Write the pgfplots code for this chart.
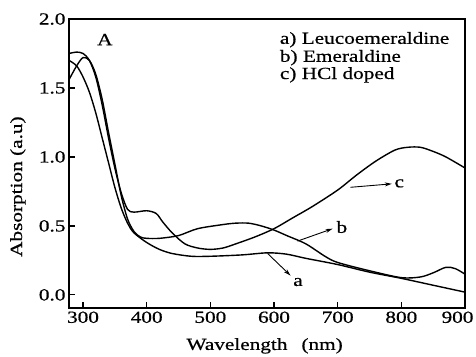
\documentclass[border=0pt]{standalone}
\usepackage{pgfplots}
\pgfplotsset{compat=1.18}
\usetikzlibrary{arrows.meta}
\usepackage{fontspec}
\setmainfont{Liberation Serif}[FakeStretch=1.25, FakeBold=0.6]
\newcommand{\fs}{\fontsize{17}{18.5}\selectfont}
\begin{document}
\begin{tikzpicture}
\begin{axis}[
 scale only axis, width=396pt, height=289pt,
 xmin=278, xmax=900, ymin=-0.095, ymax=2.0,
 xtick={300,400,...,900}, ytick={0,0.5,1.0,1.5,2.0},
 xticklabels={300,400,500,600,700,800,\hspace*{-15pt}900},
 tick align=inside, xtick pos=left, ytick pos=left,
 major tick length=6pt,
 axis line style={line width=1.2pt},
 tick style={line width=1.2pt, black},
 /pgf/number format/assume math mode=true,
 yticklabel style={/pgf/number format/fixed, /pgf/number format/fixed zerofill, /pgf/number format/precision=1},
 tick label style={font=\fs},
 label style={font=\fs},
 xlabel={Wavelength\hspace{14pt}(nm)},
 ylabel={Absorption (a.u)},
 xlabel style={at={(axis description cs:0.494,-0.131)}, anchor=center},
 ylabel style={at={(axis description cs:-0.129,0.42)}, anchor=center},
]
% a) Leucoemeraldine
\addplot[black, no markers, smooth, line width=1.4pt] coordinates {(278,1.70)(290,1.66)(300,1.58)(310,1.47)(320,1.32)(330,1.14)(340,0.96)(350,0.78)(360,0.63)(370,0.52)(380,0.45)(400,0.38)(420,0.33)(440,0.30)(470,0.28)(500,0.28)(550,0.29)(590,0.305)(620,0.295)(650,0.265)(700,0.22)(750,0.165)(800,0.12)(850,0.07)(900,0.02)};
% b) Emeraldine
\addplot[black, no markers, smooth, line width=1.4pt] coordinates {(278,1.56)(290,1.66)(300,1.72)(310,1.70)(320,1.60)(330,1.42)(340,1.18)(350,0.95)(360,0.72)(370,0.55)(380,0.46)(390,0.42)(400,0.41)(420,0.41)(450,0.43)(480,0.48)(520,0.51)(540,0.52)(560,0.52)(580,0.50)(600,0.47)(620,0.43)(650,0.37)(680,0.28)(700,0.235)(750,0.175)(800,0.125)(830,0.13)(850,0.16)(870,0.20)(885,0.19)(900,0.15)};
% c) HCl doped
\addplot[black, no markers, smooth, line width=1.4pt] coordinates {(278,1.75)(290,1.76)(300,1.75)(310,1.70)(320,1.58)(330,1.38)(340,1.14)(350,0.92)(360,0.74)(370,0.62)(380,0.60)(400,0.61)(415,0.59)(425,0.53)(440,0.45)(460,0.37)(480,0.34)(500,0.33)(520,0.34)(540,0.37)(570,0.42)(600,0.48)(630,0.56)(660,0.64)(700,0.76)(730,0.87)(760,0.97)(790,1.05)(810,1.07)(830,1.07)(850,1.04)(870,1.00)(900,0.92)};
\node[anchor=base west, inner sep=0, font=\fs] at (axis cs:322,1.81) {A};
\node[anchor=base west, inner sep=0, font=\fs] at (axis cs:609,1.82) {a) Leucoemeraldine};
\node[anchor=base west, inner sep=0, font=\fs] at (axis cs:609,1.69) {b) Emeraldine};
\node[anchor=base west, inner sep=0, font=\fs] at (axis cs:609,1.565) {c) HCl doped};
\node[anchor=base west, inner sep=0, font=\fs] at (axis cs:789,0.78) {c};
\node[anchor=base west, inner sep=0, font=\fs] at (axis cs:698,0.45) {b};
\node[anchor=base west, inner sep=0, font=\fs] at (axis cs:630,0.065) {a};
\draw[-{Stealth[length=7pt,width=4pt]}, line width=0.9pt] (axis cs:720,0.78) -- (axis cs:785,0.805);
\draw[-{Stealth[length=7pt,width=4pt]}, line width=0.9pt] (axis cs:637,0.39) -- (axis cs:692,0.48);
\draw[-{Stealth[length=7pt,width=4pt]}, line width=0.9pt] (axis cs:590,0.30) -- (axis cs:626,0.14);
\end{axis}
\pgfresetboundingbox
\path ([shift={(-69pt,-48pt)}]current axis.south west) rectangle ([shift={(11pt,19pt)}]current axis.north east);
\end{tikzpicture}
\end{document}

# # # # # # #

Give the material again exactly as it is, but keep the pictures out.

Write the pgfplots code for this chart.
\documentclass[border=0pt]{standalone}
\usepackage{pgfplots}
\pgfplotsset{compat=1.18}
\usetikzlibrary{arrows.meta}
\usepackage{fontspec}
\setmainfont{Liberation Serif}[FakeStretch=1.25, FakeBold=0.6]
\newcommand{\fs}{\fontsize{17}{18.5}\selectfont}
\begin{document}
\begin{tikzpicture}
\begin{axis}[
 scale only axis, width=396pt, height=289pt,
 xmin=278, xmax=900, ymin=-0.095, ymax=2.0,
 xtick={300,400,...,900}, ytick={0,0.5,1.0,1.5,2.0},
 xticklabels={300,400,500,600,700,800,\hspace*{-15pt}900},
 tick align=inside, xtick pos=left, ytick pos=left,
 major tick length=6pt,
 axis line style={line width=1.2pt},
 tick style={line width=1.2pt, black},
 /pgf/number format/assume math mode=true,
 yticklabel style={/pgf/number format/fixed, /pgf/number format/fixed zerofill, /pgf/number format/precision=1},
 tick label style={font=\fs},
 label style={font=\fs},
 xlabel={Wavelength\hspace{14pt}(nm)},
 ylabel={Absorption (a.u)},
 xlabel style={at={(axis description cs:0.494,-0.131)}, anchor=center},
 ylabel style={at={(axis description cs:-0.129,0.42)}, anchor=center},
]
% a) Leucoemeraldine
\addplot[black, no markers, smooth, line width=1.4pt] coordinates {(278,1.70)(290,1.66)(300,1.58)(310,1.47)(320,1.32)(330,1.14)(340,0.96)(350,0.78)(360,0.63)(370,0.52)(380,0.45)(400,0.38)(420,0.33)(440,0.30)(470,0.28)(500,0.28)(550,0.29)(590,0.305)(620,0.295)(650,0.265)(700,0.22)(750,0.165)(800,0.12)(850,0.07)(900,0.02)};
% b) Emeraldine
\addplot[black, no markers, smooth, line width=1.4pt] coordinates {(278,1.56)(290,1.66)(300,1.72)(310,1.70)(320,1.60)(330,1.42)(340,1.18)(350,0.95)(360,0.72)(370,0.55)(380,0.46)(390,0.42)(400,0.41)(420,0.41)(450,0.43)(480,0.48)(520,0.51)(540,0.52)(560,0.52)(580,0.50)(600,0.47)(620,0.43)(650,0.37)(680,0.28)(700,0.235)(750,0.175)(800,0.125)(830,0.13)(850,0.16)(870,0.20)(885,0.19)(900,0.15)};
% c) HCl doped
\addplot[black, no markers, smooth, line width=1.4pt] coordinates {(278,1.75)(290,1.76)(300,1.75)(310,1.70)(320,1.58)(330,1.38)(340,1.14)(350,0.92)(360,0.74)(370,0.62)(380,0.60)(400,0.61)(415,0.59)(425,0.53)(440,0.45)(460,0.37)(480,0.34)(500,0.33)(520,0.34)(540,0.37)(570,0.42)(600,0.48)(630,0.56)(660,0.64)(700,0.76)(730,0.87)(760,0.97)(790,1.05)(810,1.07)(830,1.07)(850,1.04)(870,1.00)(900,0.92)};
\node[anchor=base west, inner sep=0, font=\fs] at (axis cs:322,1.81) {A};
\node[anchor=base west, inner sep=0, font=\fs] at (axis cs:609,1.82) {a) Leucoemeraldine};
\node[anchor=base west, inner sep=0, font=\fs] at (axis cs:609,1.69) {b) Emeraldine};
\node[anchor=base west, inner sep=0, font=\fs] at (axis cs:609,1.565) {c) HCl doped};
\node[anchor=base west, inner sep=0, font=\fs] at (axis cs:789,0.78) {c};
\node[anchor=base west, inner sep=0, font=\fs] at (axis cs:698,0.45) {b};
\node[anchor=base west, inner sep=0, font=\fs] at (axis cs:630,0.065) {a};
\draw[-{Stealth[length=7pt,width=4pt]}, line width=0.9pt] (axis cs:720,0.78) -- (axis cs:785,0.805);
\draw[-{Stealth[length=7pt,width=4pt]}, line width=0.9pt] (axis cs:637,0.39) -- (axis cs:692,0.48);
\draw[-{Stealth[length=7pt,width=4pt]}, line width=0.9pt] (axis cs:590,0.30) -- (axis cs:626,0.14);
\end{axis}
\pgfresetboundingbox
\path ([shift={(-69pt,-48pt)}]current axis.south west) rectangle ([shift={(11pt,19pt)}]current axis.north east);
\end{tikzpicture}
\end{document}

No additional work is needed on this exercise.